D.C. homicides: When is a murder case ‘solved’?
I look closely at investigative stories written by The Post. Investigation is a key competency of The Post and should remain so, not just because of the Watergate legacy but because this is one of the prime functions of newspapers — holding government and institutions accountable. I hear this from readers all the time; they want fact-based, hard-hitting investigations that keep people honest.
One recent investigative story was Cheryl W. Thompson’s front-page article on Feb. 19, “The trick to D.C.’s homicide closure rate.” It had no factual inaccuracies — all the statistics in it are true — but in its language and tone, it seemed to tell a story more of gotcha than of scandal. I don’t think D.C. Police Chief Cathy L. Lanier used trickery in her reporting of statistics to mislead the public about the solving of homicide cases.
Rather than suggesting that Lanier was fudging numbers, I think the story would have worked far better as a straightforward explanation of how the Metropolitan Police Department, other major police departments and the FBI keep homicide statistics — and of some of the pitfalls in that method.
The story led to an unusual editor’s note from Executive Editor Marcus Brauchli that appeared on Page A2on Feb. 26 and is now appended to the online version of the story. Lanier’s op-edrebutting the story also appeared in the Feb. 26 newspaper, on the Local Opinions page in the Metro section.

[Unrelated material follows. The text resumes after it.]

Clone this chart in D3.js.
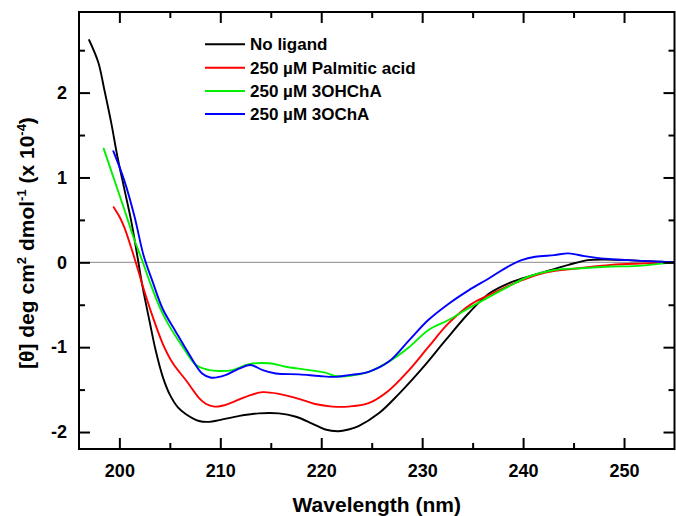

Lanier, as you might imagine, was hopping mad after the original story; I know because she and her senior aides met with me after meeting with top editors. They made several valid complaints, but I’m going to stick to the statistics for this column because they go to the heart of this story.
The problem with homicide statistics is that there isn’t a perfect way to express them.
Let’s say there are 100 homicides in 2011 and the police make arrests in 60 of them during the calendar year. That’s a closure rate of 60 percent. But let’s say 10 of those killings occurred in December, and there were no arrests in those cases until January and February 2012. You might think that the police would go back and revise the 2011 closure rate to 70 percent.
But that’s not how the FBI or major police departments around the country calculate it. Closing those 10 cases from 2011 early in 2012 puts them in the 2012 totals for closed homicides. For that matter, a homicide from 1989 that is solved in 2012 is also put in this year’s closure rate.
Now, let’s say that, in 2012, another 100 homicides are committed, and the police again make arrests in 60 of those cases during the year. They get to add to that latter number the 10 cases from late 2011 that were solved in early 2012, resulting in a closure rate of 70 percent.
And if the number of homicides is steadily declining over time and the number of solved cases is going up from prior years, the closure rate goes up.
This is precisely what is happening in the District.
In fact, one of Lanier’s priorities since she became police chief in 2007 has been the solving of cold cases — those older than three years. This is why, for 2011, the homicide closure rate hit 94 percent: There were 108 homicides, and the closure rate included about 60 solved cases from 2011 — the “in-year rate” — plus nearly 40 others from prior years.
In a sense, then, the official homicide closure rate is more of a rolling rate. Lanier usually puts the in-year statistic in her annual reports as well, but as more of an asterisk. The Post in its story called the in-year rate the “true” rate.
I guess you could say that, but, as Lanier points out, police should be given credit and incentive for going back and solving cold cases. The families of the murder victims certainly think so, as Lanier told me.
I think the MPD should be very clear in its annual reports about the rolling rate and the in-year rate; that way, no one can suggest any manipulation. And reporters will probably need to explain the two rates to readers every year. But is that so onerous? I don’t think so.